The TextToDocs task should be configured as a Pre task. The parameters that are passed to the task are specified in a named section of the configuration file. For example:

[ImportTasks]
Pre0=TextToDocs:MyTextToDocs

[MyTextToDocs]
...

For information about the parameters that you can use to configure this task, refer to the Connector Framework Server Reference.

The TextToDocs task expects documents to use UTF-8 character encoding. If your documents are not encoded in UTF-8 you can use the configuration parameter SourceEncoding to specify the character set encoding of the source documents, so that they can be converted to UTF-8. If conversion fails, the original encoding is used and CFS adds an error message to the ImportErrorCode and ImportErrorDescription document fields.

Example

The following HTML is an example file that you might want to ingest as separate documents. There are clear sections which could represent different topics:

<html>
  <body>
    <p class="main">Main content</p>

    <div class="section">
      <h1>First document</h1>
      <p class="metadata">Extract as metadata</p>
      <p>Some text</p>
    </div>

    <div class="section">
       <h1>Second document</h1>
       <p class="metadata">Extract as metadata</p>
       <p>Some text</p>
    </div>

    <div class="section">
       <h1>Third document</h1>
       <p class="metadata">Extract as metadata</p>
       <p>Some text</p>
    </div>

  </body>
</html>

You might want to split this file into a main document and three child documents, one of which might look like this:

#DREREFERENCE C:\MyFiles\TextToDocs\textToDocs.html:0
#DREDBNAME FileSystem
#DREFIELD MyMetadataField="Extract as metadata"
#DRECONTENT
First document
Some text

#DREENDDOC

To do this, you could use the following configuration:

[ImportTasks]
Pre0=TextToDocs:MyTextToDocs

[MyTextToDocs]
FilenameMatchesRegex0=.*\.html

MainRangeRegex0=<html>(.*)</html>
MainContentRegex0=<p class="main">(.*?)</p>

ChildrenRangeRegex0=<html>(.*)</html>
ChildRangeRegex=<div class="section">(.*?)</div>
ChildContentRegex0=<h1>(.*?)</h1>
ChildContentRegex1=<p>(.*?)</p>
ChildFieldName0=MyMetadataField
ChildFieldRegex0=<p class="metadata">(.*?)</p>
ChildInheritFields=DREDBNAME

In this example, the FilenameMatchesRegex parameter has been set to process only those files that have the extension .html.

The MainContentRegex parameter identifies parts of the original document to add to the DRECONTENT field of the main document.

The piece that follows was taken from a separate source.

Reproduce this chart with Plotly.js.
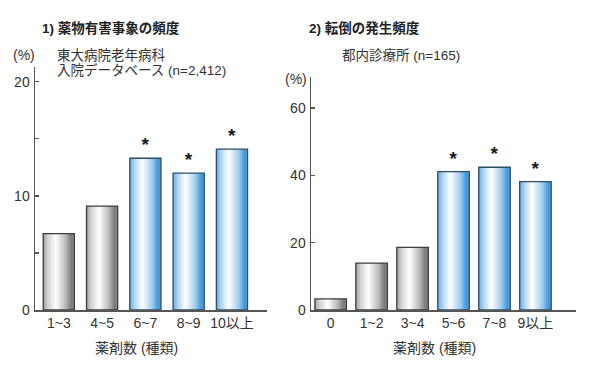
<!DOCTYPE html>
<html><head><meta charset="utf-8">
<script src="https://cdn.plot.ly/plotly-3.0.1.min.js"></script>
<style>body{margin:0;background:#fff}#c{width:600px;height:371px}</style>
</head><body><div id="c"></div>
<script>
// ---- data ----
const cats1 = ["1~3", "4~5", "6~7", "8~9", "10以上"];
const vals1 = [6.7, 9.1, 13.3, 12.0, 14.1];
const sig1  = [false, false, true, true, true];

const cats2 = ["0", "1~2", "3~4", "5~6", "7~8", "9以上"];
const vals2 = [3.3, 13.9, 18.6, 41.1, 42.4, 38.1];
const sig2  = [false, false, false, true, true, true];

const title1 = "1) 薬物有害事象の頻度";
const sub1a = "東大病院老年病科";
const sub1b = "入院データベース (n=2,412)";
const title2 = "2) 転倒の発生頻度";
const sub2 = "都内診療所 (n=165)";
const xTitle = "薬剤数 (種類)";
const yUnit = "(%)";

// ---- styles ----
const FONT = "Liberation Sans, Arial, Noto Sans CJK JP, sans-serif";
const grayStops = [[0,[160,160,160]],[0.15,[210,210,210]],[0.4,[255,255,255]],[0.72,[185,185,185]],[0.9,[120,120,120]],[1,[135,135,135]]];
const blueStops = [[0,[100,170,226]],[0.15,[174,213,242]],[0.4,[255,255,255]],[0.72,[158,203,238]],[0.9,[66,152,218]],[1,[84,160,220]]];
function grad(stops, t){
  for(let i=1;i<stops.length;i++){
    if(t<=stops[i][0]){
      const a=stops[i-1], b=stops[i];
      const f=(t-a[0])/(b[0]-a[0]);
      const c=a[1].map((v,k)=>Math.round(v+(b[1][k]-v)*f));
      return `rgb(${c[0]},${c[1]},${c[2]})`;
    }
  }
  const c=stops[stops.length-1][1]; return `rgb(${c[0]},${c[1]},${c[2]})`;
}

const N = 24;
function makeTraces(cats, vals, sig, W, xa, ya){
  const traces=[];
  const sw = W/N;
  for(let i=0;i<N;i++){
    const t=(i+0.5)/N;
    traces.push({
      type:'bar', x:cats, y:vals, xaxis:xa, yaxis:ya,
      width: (i<N-1? sw*1.4 : sw), offset: -W/2 + i*sw,
      marker:{color: sig.map(s=> grad(s?blueStops:grayStops, t)), line:{width:0}},
      hoverinfo:'skip', showlegend:false
    });
  }
  traces.push({
    type:'bar', x:cats, y:vals, xaxis:xa, yaxis:ya, width:W, offset:-W/2,
    marker:{color:'rgba(0,0,0,0)', line:{width:1.3, color: sig.map(s=> s?'#2b4f68':'#3c3c3c')}},
    text: sig.map(s=> s?'*':''), textposition:'outside', cliponaxis:false,
    textfont:{family:FONT, size:19, color:'#1a1a1a', weight:'bold'},
    hoverinfo:'skip', showlegend:false
  });
  return traces;
}

const data = [].concat(
  makeTraces(cats1, vals1, sig1, 0.72, 'x', 'y'),
  makeTraces(cats2, vals2, sig2, 0.77, 'x2', 'y2')
);

const axLine = '#555';
const tickFont = {family:FONT, size:14, color:'#333'};
const layout = {
  width:600, height:371, margin:{l:0,r:0,t:0,b:0},
  paper_bgcolor:'#fff', plot_bgcolor:'rgba(0,0,0,0)',
  barmode:'overlay', font:{family:FONT, color:'#333'},
  xaxis:{domain:[35/600, 267/600], anchor:'y', type:'category', range:[-0.55,4.81],
    showline:true, linecolor:axLine, linewidth:1.5, ticks:'', showgrid:false, zeroline:false,
    tickfont:tickFont, fixedrange:true},
  yaxis:{domain:[(371-310)/371, (371-67)/371], anchor:'x', range:[0,21.3],
    showline:true, linecolor:axLine, linewidth:1.5, ticks:'inside', ticklen:4, tickcolor:axLine, tickwidth:1.2,
    tickvals:[0,10,20], minor:{tickvals:[5,15], ticks:'inside', ticklen:4, tickcolor:axLine, tickwidth:1.2},
    showgrid:false, zeroline:false, tickfont:tickFont, ticklabelstandoff:1},
  xaxis2:{domain:[311/600, 576/600], anchor:'y2', type:'category', range:[-0.48,5.99],
    showline:true, linecolor:axLine, linewidth:1.5, ticks:'', showgrid:false, zeroline:false,
    tickfont:tickFont},
  yaxis2:{domain:[(371-310)/371, (371-77)/371], anchor:'x2', range:[0,69.2],
    showline:true, linecolor:axLine, linewidth:1.5, ticks:'inside', ticklen:4, tickcolor:axLine, tickwidth:1.2,
    tickvals:[0,20,40,60], showgrid:false, zeroline:false, tickfont:tickFont, ticklabelstandoff:1},
  annotations:[
    {text:title1, x:40/600, y:(371-28)/371, xref:'paper', yref:'paper', xanchor:'left', yanchor:'middle', showarrow:false,
     font:{family:FONT, size:13.5, color:'#222', weight:'bold'}},
    {text:title2, x:307/600, y:(371-28)/371, xref:'paper', yref:'paper', xanchor:'left', yanchor:'middle', showarrow:false,
     font:{family:FONT, size:13.5, color:'#222', weight:'bold'}},
    {text:sub1a, x:55/600, y:(371-55)/371, xref:'paper', yref:'paper', xanchor:'left', yanchor:'middle', showarrow:false,
     font:{family:FONT, size:13.5, color:'#333'}},
    {text:sub1b, x:55/600, y:(371-70)/371, xref:'paper', yref:'paper', xanchor:'left', yanchor:'middle', showarrow:false,
     font:{family:FONT, size:13.5, color:'#333'}},
    {text:sub2, x:340/600, y:(371-55)/371, xref:'paper', yref:'paper', xanchor:'left', yanchor:'middle', showarrow:false,
     font:{family:FONT, size:13.5, color:'#333'}},
    {text:yUnit, x:24/600, y:(371-55)/371, xref:'paper', yref:'paper', xanchor:'center', yanchor:'middle', showarrow:false,
     font:{family:FONT, size:14, color:'#333'}},
    {text:yUnit, x:296/600, y:(371-79)/371, xref:'paper', yref:'paper', xanchor:'center', yanchor:'middle', showarrow:false,
     font:{family:FONT, size:14, color:'#333'}},
    {text:xTitle, x:136/600, y:(371-348)/371, xref:'paper', yref:'paper', xanchor:'center', yanchor:'middle', showarrow:false,
     font:{family:FONT, size:14, color:'#333'}},
    {text:xTitle, x:434/600, y:(371-348)/371, xref:'paper', yref:'paper', xanchor:'center', yanchor:'middle', showarrow:false,
     font:{family:FONT, size:14, color:'#333'}}
  ]
};
Plotly.newPlot('c', data, layout, {staticPlot:true, displayModeBar:false});
</script></body></html>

The ChildRangeRegex parameter identifies the parts of the original document that should become child documents. The sub-match (.*?) matches all of the content between a <div class="section"> tag and a </div> tag. When this regular expression is applied to the example document above, there are three matches and therefore three child documents are created. It is important to make the regular expression lazy, because otherwise it would match everything between the first <div class="section"> and the final </div>, resulting in a single child document.

The ChildContentRegex parameter identifies the content to add to the DRECONTENT field of a child document. In this example two regular expressions are used to extract content. The ChildFieldName and ChildFieldRegex parameters populate metadata fields. In this example a single field named MyMetadataField is created.

Setting the parameter ChildInheritFields=DREDBNAME specifies that the child documents inherit the field DREDBNAME from the original document. If you are indexing documents into IDOL Server it is important to set this parameter, because (depending on how your system is configured) documents without a DREDBNAME field might not be indexed.